I know you like a good story at bedtime! Bad Republicans, good Democrats. Sweet dreams.

e. "Companies will still make huge profits after this database is made public. Is it wrong for a handful of large and powerful corporations to perhaps take complaints a bit more seriously when they come in instead of choosing to dismiss them until hundreds are hurt or innocent children lose their lives?" [Emphasis added]

RW - The CLASSIC mischaracterization of our market that it's all about big companies. This guy has Mattel and Graco on the mind. The irony is that the mass market companies could care less. The ones who will be CRUSHED are the small businesses. Let's not forget that Mattel gets to test its own products - and when it LATER had a recall of 11 million units of its merchandise, no one asked any questions about testing. The rules are hardly even a blip to those guys. The cost to Mattel from that massive recall: ONE PENNY PER SHARE. The database is just another sidelight for them. The story is rather different for small businesses, however.

Not that the CPSC cares . . . .

So why do I hate the database?

1. There is a big difference between restaurant reviews and "United Breaks Guitars", and product liability. The database is all about litigation and liability risk. Reputational reviews are about goodwill, but the database has to do with systemic risk for our businesses. It is a pro-plaintiff distortion in an already out-of-control tort system. Fundamentally, reputation is about consumer as king. Liability is about bloodsucking lawyers as king. This database is not designed to inform consumers well - the information is not certified. So why have a garbage in-garbage out database. It's intended to foster more vexatious litigation. Read the WalletPop article again - it's clear that the database is intended to be coercive. How do you suppose it will be coercive?

2. The government has no business lending a hand to tort lawyers. The tort system which provides the "little guy" with a way to seek redress functions just fine. The New York Times just published a study on hedge fund investing in tort lawsuits. Must be quite the cash cow if those guys are getting into it. The database gives them a new target - you. Why is it appropriate for the CPSC to oversee the disbursement of this information?

Do you think this will raise our standard of living? Create jobs? Increase capital available for investment?

It is worth noting that the database will create an expansion of the role of government in our markets. This is classic government bureaucratic creep where the government attempts to compete with the open market. Yes, there is that Internet thing. All those new tedious jobs, those eyes-glaze-over procedures must be administered by freshly-minted bureaucrats. The database must be built and maintained on government servers. Decisions will need to be made, filings and "transmittals" processed, deadlines watched, complaints followed up. This is PURE overhead. [And there is also the even larger devotion of resources that will need to be deployed by manufacturers.] Read the rules and ask yourself - will the world be better with all the new rules? With this expansion of our government? Isn't this what you read about in the papers every day?
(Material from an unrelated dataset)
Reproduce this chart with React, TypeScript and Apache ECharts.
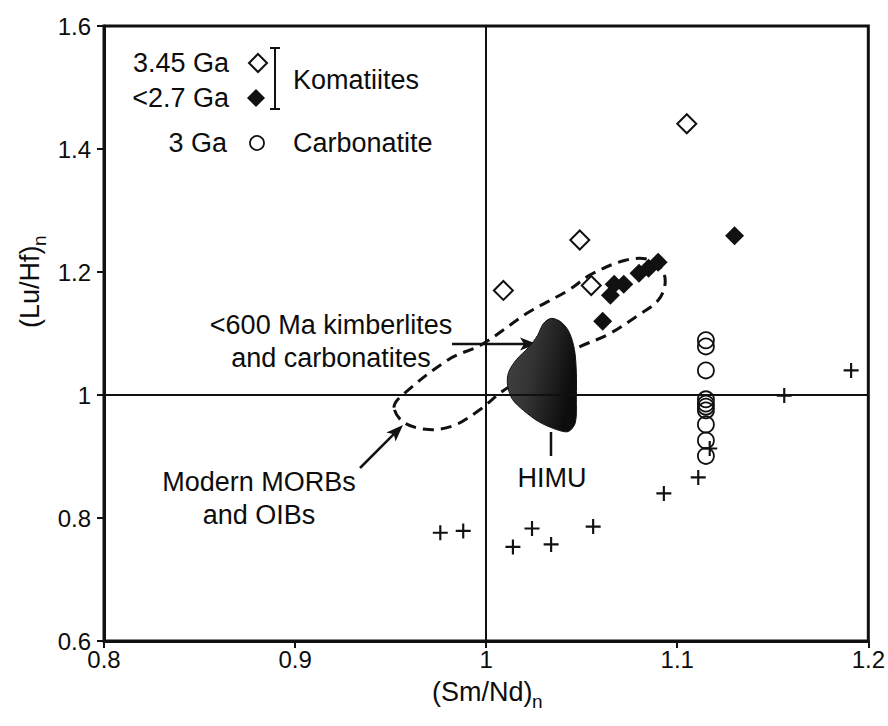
import React, { useEffect, useRef } from "react";
import * as echarts from "echarts";

// (Sm/Nd)n, (Lu/Hf)n pairs
const komatiites345: [number, number][] = [
  [1.009, 1.170],
  [1.049, 1.252],
  [1.055, 1.178],
  [1.105, 1.441],
];

const komatiites27: [number, number][] = [
  [1.061, 1.120],
  [1.065, 1.162],
  [1.067, 1.180],
  [1.072, 1.180],
  [1.080, 1.198],
  [1.085, 1.206],
  [1.090, 1.216],
  [1.130, 1.259],
];

const carbonatite3: [number, number][] = [
  [1.115, 1.089],
  [1.115, 1.079],
  [1.115, 1.040],
  [1.115, 0.993],
  [1.115, 0.986],
  [1.115, 0.981],
  [1.115, 0.975],
  [1.115, 0.952],
  [1.115, 0.926],
  [1.115, 0.901],
];

const otherSamples: [number, number][] = [
  [0.976, 0.776],
  [0.988, 0.779],
  [1.014, 0.753],
  [1.024, 0.783],
  [1.034, 0.757],
  [1.056, 0.786],
  [1.093, 0.840],
  [1.111, 0.866],
  [1.117, 0.913],
  [1.156, 0.999],
  [1.191, 1.040],
];

// outline of the modern MORB / OIB and young kimberlite field
const morbField: [number, number][] = [
  [0.9518, 0.9796],
  [0.9559, 0.9992],
  [0.9804, 1.0578],
  [0.9977, 1.0822],
  [1.0222, 1.1344],
  [1.0430, 1.1702],
  [1.0550, 1.1963],
  [1.0728, 1.2191],
  [1.0847, 1.2207],
  [1.0920, 1.2044],
  [1.0936, 1.1800],
  [1.0900, 1.1539],
  [1.0795, 1.1295],
  [1.0639, 1.0985],
  [1.0482, 1.0774],
  [1.0274, 1.0415],
  [1.0091, 1.0073],
  [0.9961, 0.9748],
  [0.9831, 0.9503],
  [0.9700, 0.9438],
  [0.9570, 0.9552],
];

// outline of the HIMU field
const himuField: [number, number][] = [
  [1.0342, 1.1246],
  [1.0394, 1.1181],
  [1.0435, 1.1018],
  [1.0462, 1.0741],
  [1.0472, 1.0366],
  [1.0472, 0.9959],
  [1.0467, 0.9552],
  [1.0430, 0.9405],
  [1.0368, 0.9438],
  [1.0274, 0.9568],
  [1.0196, 0.9748],
  [1.0138, 0.9927],
  [1.0112, 1.0155],
  [1.0117, 1.0366],
  [1.0159, 1.0578],
  [1.0222, 1.0774],
  [1.0269, 1.0969],
  [1.0300, 1.1164],
];

const xTicks = { min: 0.8, max: 1.2, interval: 0.1 };
const yTicks = { min: 0.6, max: 1.6, interval: 0.2 };

const FONT = "Liberation Sans, Arial, sans-serif";
const FS = 27;
const TICK_FS = 24;

function txt(text: string, x: number, y: number, align: string, size = FS, extra: any = {}) {
  return {
    type: "text",
    x,
    y,
    silent: true,
    style: {
      text,
      fill: "#0d0d0d",
      font: `${size}px ${FONT}`,
      align,
      textAlign: align,
      verticalAlign: "middle",
      textVerticalAlign: "middle",
    },
    ...extra,
  };
}

function arrow(x1: number, y1: number, x2: number, y2: number) {
  const dx = x2 - x1;
  const dy = y2 - y1;
  const len = Math.sqrt(dx * dx + dy * dy);
  const ux = dx / len;
  const uy = dy / len;
  const head = 17;
  const half = 6.5;
  const bx = x2 - ux * head;
  const by = y2 - uy * head;
  return [
    {
      type: "line",
      silent: true,
      shape: { x1, y1, x2: bx + ux * 4, y2: by + uy * 4 },
      style: { stroke: "#111", lineWidth: 2.5 },
    },
    {
      type: "polygon",
      silent: true,
      shape: {
        points: [
          [x2, y2],
          [bx - uy * half, by + ux * half],
          [bx + ux * 4, by + uy * 4],
          [bx + uy * half, by - ux * half],
        ],
      },
      style: { fill: "#111" },
    },
  ];
}

const plusPath = "path://M6,0h2v6h6v2h-6v6h-2v-6h-6v-2h6z";

export default function App() {
  const ref = useRef<HTMLDivElement>(null);

  useEffect(() => {
    if (!ref.current) return;
    const chart = echarts.init(ref.current, null, { renderer: "svg" });

    const graphic: any[] = [
      // legend
      txt("3.45 Ga", 229, 63, "right"),
      {
        type: "polygon",
        silent: true,
        shape: { points: [[258, 54], [267, 63], [258, 72], [249, 63]] },
        style: { fill: "#fff", stroke: "#111", lineWidth: 2 },
      },
      txt("<2.7 Ga", 229, 98, "right"),
      {
        type: "polygon",
        silent: true,
        shape: { points: [[256, 89], [265, 98], [256, 107], [247, 98]] },
        style: { fill: "#111" },
      },
      { type: "line", silent: true, shape: { x1: 275, y1: 48, x2: 275, y2: 109 }, style: { stroke: "#111", lineWidth: 2 } },
      { type: "line", silent: true, shape: { x1: 270, y1: 48, x2: 280, y2: 48 }, style: { stroke: "#111", lineWidth: 2 } },
      { type: "line", silent: true, shape: { x1: 270, y1: 109, x2: 280, y2: 109 }, style: { stroke: "#111", lineWidth: 2 } },
      txt("Komatiites", 293, 80, "left"),
      txt("3 Ga", 227, 143, "right"),
      {
        type: "circle",
        silent: true,
        shape: { cx: 257, cy: 143, r: 7 },
        style: { fill: "none", stroke: "#111", lineWidth: 1.8 },
      },
      txt("Carbonatite", 293, 143, "left"),

      // annotations
      txt("<600 Ma kimberlites", 331, 325, "center"),
      txt("and carbonatites", 331, 358, "center"),
      ...arrow(452, 344, 537, 344),
      txt("Modern MORBs", 259, 482, "center"),
      txt("and OIBs", 259, 515, "center"),
      ...arrow(360, 468, 403, 425),
      { type: "line", silent: true, shape: { x1: 551, y1: 432, x2: 551, y2: 456 }, style: { stroke: "#111", lineWidth: 2.5 } },
      txt("HIMU", 552, 478, "center"),

      // axis titles with subscripts
      txt("(Sm/Nd)", 432, 692, "left"),
      txt("n", 532, 701, "left", 19),
      {
        type: "group",
        x: 30,
        y: 282,
        rotation: Math.PI / 2,
        children: [txt("(Lu/Hf)", -46, 0, "left"), txt("n", 36, 9, "left", 19)],
      },
    ];

    chart.setOption({
      animation: false,
      backgroundColor: "#fff",
      grid: {
        left: 104,
        right: 17,
        top: 26,
        bottom: 85,
        show: true,
        borderColor: "#111",
        borderWidth: 3,
        backgroundColor: "#fff",
      },
      xAxis: {
        type: "value",
        min: xTicks.min,
        max: xTicks.max,
        interval: xTicks.interval,
        axisLine: { show: true, onZero: false, lineStyle: { color: "#111", width: 3 } },
        axisTick: { show: true, inside: false, length: 7, lineStyle: { color: "#111", width: 2 } },
        axisLabel: { color: "#0d0d0d", fontSize: TICK_FS, fontFamily: FONT, margin: 6, formatter: (v: number) => String(Math.round(v * 10) / 10) },
        splitLine: { show: false },
      },
      yAxis: {
        type: "value",
        min: yTicks.min,
        max: yTicks.max,
        interval: yTicks.interval,
        axisLine: { show: true, onZero: false, lineStyle: { color: "#111", width: 3 } },
        axisTick: { show: true, inside: false, length: 7, lineStyle: { color: "#111", width: 2 } },
        axisLabel: { color: "#0d0d0d", fontSize: TICK_FS, fontFamily: FONT, margin: 13, formatter: (v: number) => String(Math.round(v * 10) / 10) },
        splitLine: { show: false },
      },
      graphic,
      series: [
        {
          type: "custom",
          name: "MORB field",
          silent: true,
          z: 1,
          data: [[1, 1]],
          renderItem: (_p: any, api: any) => ({
            type: "polygon",
            shape: { points: morbField.map((p) => api.coord(p)), smooth: 0.35 },
            style: { fill: "none", stroke: "#111", lineWidth: 3, lineDash: [11, 7] },
          }),
        },
        {
          type: "custom",
          name: "HIMU",
          silent: true,
          z: 2,
          data: [[1, 1]],
          renderItem: (_p: any, api: any) => ({
            type: "polygon",
            shape: { points: himuField.map((p) => api.coord(p)), smooth: 0.3 },
            style: {
              fill: new echarts.graphic.LinearGradient(0, 0, 1, 0.3, [
                { offset: 0, color: "#454545" },
                { offset: 0.45, color: "#333" },
                { offset: 1, color: "#0d0d0d" },
              ]),
              stroke: "#111",
              lineWidth: 1,
            },
          }),
        },
        {
          type: "scatter",
          name: "Other",
          z: 3,
          symbol: plusPath,
          symbolSize: 15,
          itemStyle: { color: "#111", opacity: 1 },
          data: otherSamples,
          markLine: {
            silent: true,
            symbol: ["none", "none"],
            label: { show: false },
            lineStyle: { color: "#111", width: 2, type: "solid" },
            data: [{ xAxis: 1 }, { yAxis: 1 }],
          },
        },
        {
          type: "scatter",
          name: "3 Ga carbonatite",
          z: 4,
          symbol: "circle",
          symbolSize: 16,
          itemStyle: { color: "rgba(0,0,0,0)", borderColor: "#111", borderWidth: 1.8, opacity: 1 },
          data: carbonatite3,
        },
        {
          type: "scatter",
          name: "3.45 Ga komatiites",
          z: 5,
          symbol: "diamond",
          symbolSize: 19,
          itemStyle: { color: "#fff", borderColor: "#111", borderWidth: 2, opacity: 1 },
          data: komatiites345,
        },
        {
          type: "scatter",
          name: "<2.7 Ga komatiites",
          z: 6,
          symbol: "diamond",
          symbolSize: 19,
          itemStyle: { color: "#111", opacity: 1 },
          data: komatiites27,
        },
      ],
    });

    return () => chart.dispose();
  }, []);

  return (
    <div
      ref={ref}
      style={{ position: "fixed", left: 0, top: 0, width: 888, height: 726, background: "#fff" }}
    />
  );
}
I am so, so sick of it. When will it end?

3. There is no economic justification for the excessive risk that the government is forcing on the market. The children's market has not been killing or maiming kids in large numbers. Let's not forget that we are a country of 300 million and it is not a utopia - some injuries will happen. [My apologies, I don't mean to burst your bubble.] Far more kids are killed or maimed in swimming pools than in any other children's product activity. Apparently those kinds of deaths and injuries are not as troubling as other kinds of childhood deaths and injuries - there is no database on swimming pools.
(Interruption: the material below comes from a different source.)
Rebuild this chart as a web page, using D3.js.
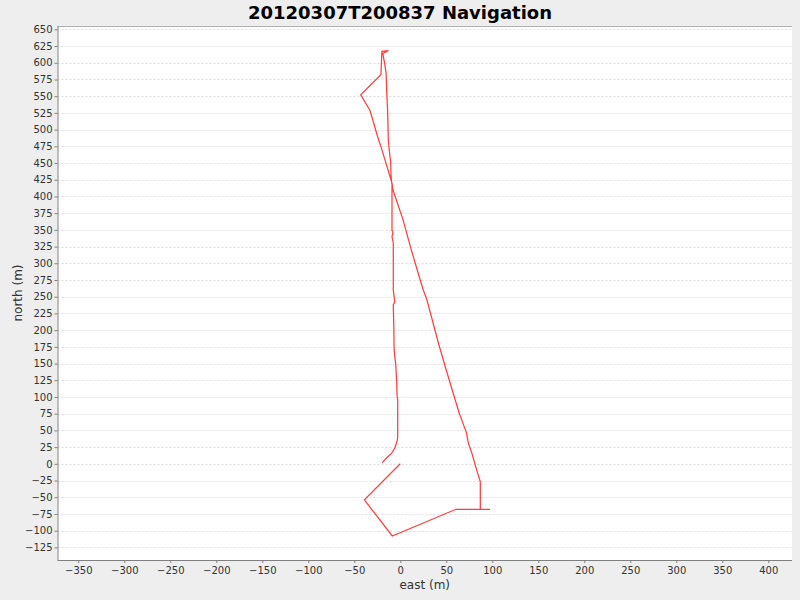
<!DOCTYPE html>
<html>
<head>
<meta charset="utf-8">
<script src="https://cdn.jsdelivr.net/npm/d3@7"></script>
<style>
  html, body { margin: 0; padding: 0; background: #eeeeee; }
  svg { display: block; }
</style>
</head>
<body>
<svg id="chart" width="800" height="600"></svg>
<script>
// ---- data (metres) ----
const titleText = "20120307T200837 Navigation";
const xLabel = "east (m)";
const yLabel = "north (m)";

const eastTicks = [-350,-300,-250,-200,-150,-100,-50,0,50,100,150,200,250,300,350,400];
const northTicks = [-125,-100,-75,-50,-25,0,25,50,75,100,125,150,175,200,225,250,275,300,325,350,375,400,425,450,475,500,525,550,575,600,625,650];

const east = [
  0, -39, -8.7, 60.5, 97.5, 87, 87,
  83, 78, 74, 72, 67, 64, 50, 41, 29, 25, 21, 12, 3, -8, -9, -20, -24.5, -33, -43,
  -21, -20, -13, -19,
  -17, -15.5, -15, -14.8, -13.7, -13, -12, -10.4, -10, -9, -9, -8, -9, -7.6, -7.6, -6, -7.6,
  -7, -6.8, -6, -5, -4, -3.5, -2.8, -2.8, -3.3, -5.8, -9.3, -14.8, -19.6
];
const north = [
  0, -54, -108, -68, -68, -68, -27,
  -9, 15, 31, 46, 65, 76, 140, 183, 245, 260, 278, 320, 365, 410, 420, 470, 489, 529, 552,
  582, 617, 618, 614,
  599, 585, 570, 559, 525, 484, 470, 450, 430, 417, 350, 345, 340, 330, 260, 242, 238,
  200, 175, 160, 150, 125, 103, 95, 40, 35, 24, 16, 9, 1.5
];

// ---- layout ----
const W = 800, H = 600;
const plot = { left: 57.5, top: 26, right: 792, bottom: 560 };

const svg = d3.select("#chart");
svg.append("rect").attr("width", W).attr("height", H).attr("fill", "#eeeeee");

const x = d3.scaleLinear().domain([-372.6, 425.8]).range([plot.left, plot.right]);
const y = d3.scaleLinear().domain([-143.9, 655]).range([plot.bottom, plot.top]);

// plot background
svg.append("rect")
  .attr("x", plot.left).attr("y", plot.top)
  .attr("width", plot.right - plot.left).attr("height", plot.bottom - plot.top)
  .attr("fill", "#ffffff");

// horizontal gridlines
svg.append("g").selectAll("line").data(northTicks).join("line")
  .attr("x1", plot.left).attr("x2", plot.right)
  .attr("y1", d => Math.round(y(d)) + 0.5).attr("y2", d => Math.round(y(d)) + 0.5)
  .attr("stroke", "#dddddd").attr("stroke-width", 1).attr("stroke-dasharray", "2,2");

// top border
svg.append("line")
  .attr("x1", plot.left).attr("x2", plot.right)
  .attr("y1", plot.top + 0.5).attr("y2", plot.top + 0.5)
  .attr("stroke", "#b0b0b0").attr("stroke-width", 1);

// data line
const line = d3.line().x((d, i) => x(east[i])).y((d, i) => y(north[i]));
svg.append("path")
  .datum(east)
  .attr("d", line)
  .attr("fill", "none")
  .attr("stroke", "#ff4040")
  .attr("stroke-width", 1.25)
  .attr("stroke-linejoin", "miter");

// axes
const fontFam = "'DejaVu Sans', sans-serif";
const xAxis = d3.axisBottom(x).tickValues(eastTicks).tickSize(3).tickPadding(4).tickFormat(d3.format("d"));
const yAxis = d3.axisLeft(y).tickValues(northTicks).tickSize(3).tickPadding(2).tickFormat(d3.format("d"));

const gx = svg.append("g").attr("transform", `translate(0,${plot.bottom})`).call(xAxis);
const gy = svg.append("g").attr("transform", `translate(${plot.left},0)`).call(yAxis);

[gx, gy].forEach(g => {
  g.select(".domain").attr("stroke", "#808080");
  g.selectAll(".tick line").attr("stroke", "#808080");
  g.selectAll(".tick text").attr("fill", "#333333")
    .style("font-family", fontFam).style("font-size", "10px");
});
gx.select(".domain").attr("d", `M${plot.left},0.5H${plot.right}`);
gy.select(".domain").attr("d", `M0.5,${plot.top}V${plot.bottom}`);

// title
svg.append("text")
  .attr("x", W / 2).attr("y", 19)
  .attr("text-anchor", "middle")
  .style("font-family", fontFam).style("font-size", "18px").style("font-weight", "bold")
  .attr("fill", "#000000")
  .text(titleText);

// axis labels
svg.append("text")
  .attr("x", (plot.left + plot.right) / 2).attr("y", 589)
  .attr("text-anchor", "middle")
  .style("font-family", fontFam).style("font-size", "12px")
  .attr("fill", "#333333")
  .text(xLabel);

svg.append("text")
  .attr("transform", `translate(22,${(plot.top + plot.bottom) / 2}) rotate(-90)`)
  .attr("text-anchor", "middle")
  .style("font-family", fontFam).style("font-size", "12px")
  .attr("fill", "#333333")
  .text(yLabel);
</script>
</body>
</html>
4. The database is definitely subject to manipulation by competitors and other agents of corporate extortion and destruction (like bloodsucking lawyers). That is, under the proposal that Tenenbaum and Co. will pass when they take off their ear buds on Wednesday. For myself, I am particularly apprehensive about the stress that the database will place on our company. We will get notice in five days and have ten days to reply. Since the agency is going to launch a publicity campaign to convince the public to report every nit in the database, I expect MANY such postings. Now every broken toy will be a potential liability for our company, and trivial incidents will become our top priority. Forget about growing our business - it's catering to the exigencies of the database that will matter. Still, I cannot imagine making the database the centerpiece of my business life. I also don't know how we are supposed to answer a lawyer who asks how we monitor this database if we ignore it. Damned if you do and damned if don't.

Not that the CPSC cares.

I can hear the advocates now - "This is what we want companies to do. They need to be 'responsible' and pay attention to their products and their customers." Well, that presumes that we weren't doing that already. In any event, we choose what we do every day. If you make us miserable enough, we'll get out of this market fast. And that's what the CPSC seems committed to do.
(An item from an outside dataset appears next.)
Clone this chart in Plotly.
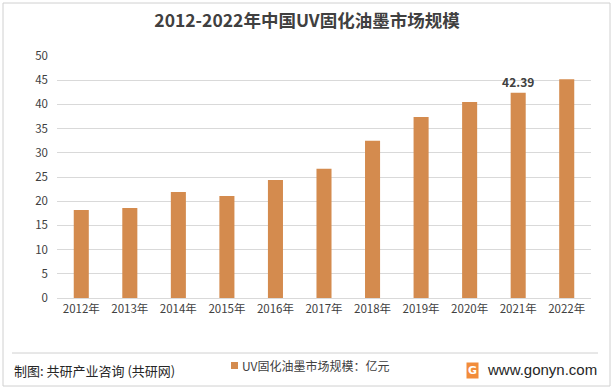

I think the database will quickly supplant the old way of finding out that there was a problem with our products - namely that our customers would call or write us. So they will place this information anonymously in a database and we will not be able to interview them or see their product. This puts us more in the dark and makes our job much harder. Or impossible. Brave new world . . . .

The whole subject depresses me. Be prepared for more fireworks and then the expected outcome on Wednesday. Our opinions will not sway the Majority (remember, Adler told us that anecdotes aren't evidence, so they are free to ignore us and our amusing anecdotes).

And after this ugly business is concluded, you know what's next . . . the 15 Month Rule. Then we're goners, once and for all. Eric Cantor, where are you???

1 comment:

Esther said...

Also on the table is the expanded flammability rules. They had to go and mess with these standards too. This one test will be more complicated and expensive for apparel makers. For example you will be required to to do more frequent testing in separately certified testing labs. This goes beyond the 15 month rule. And there is nothing anyone can do about it except go out of business.

The comment gathering exercise is pretty much a waste of time. No one is listening and the commission will do what it wants regardless. I don't know how many more times I can say the law doesn't work.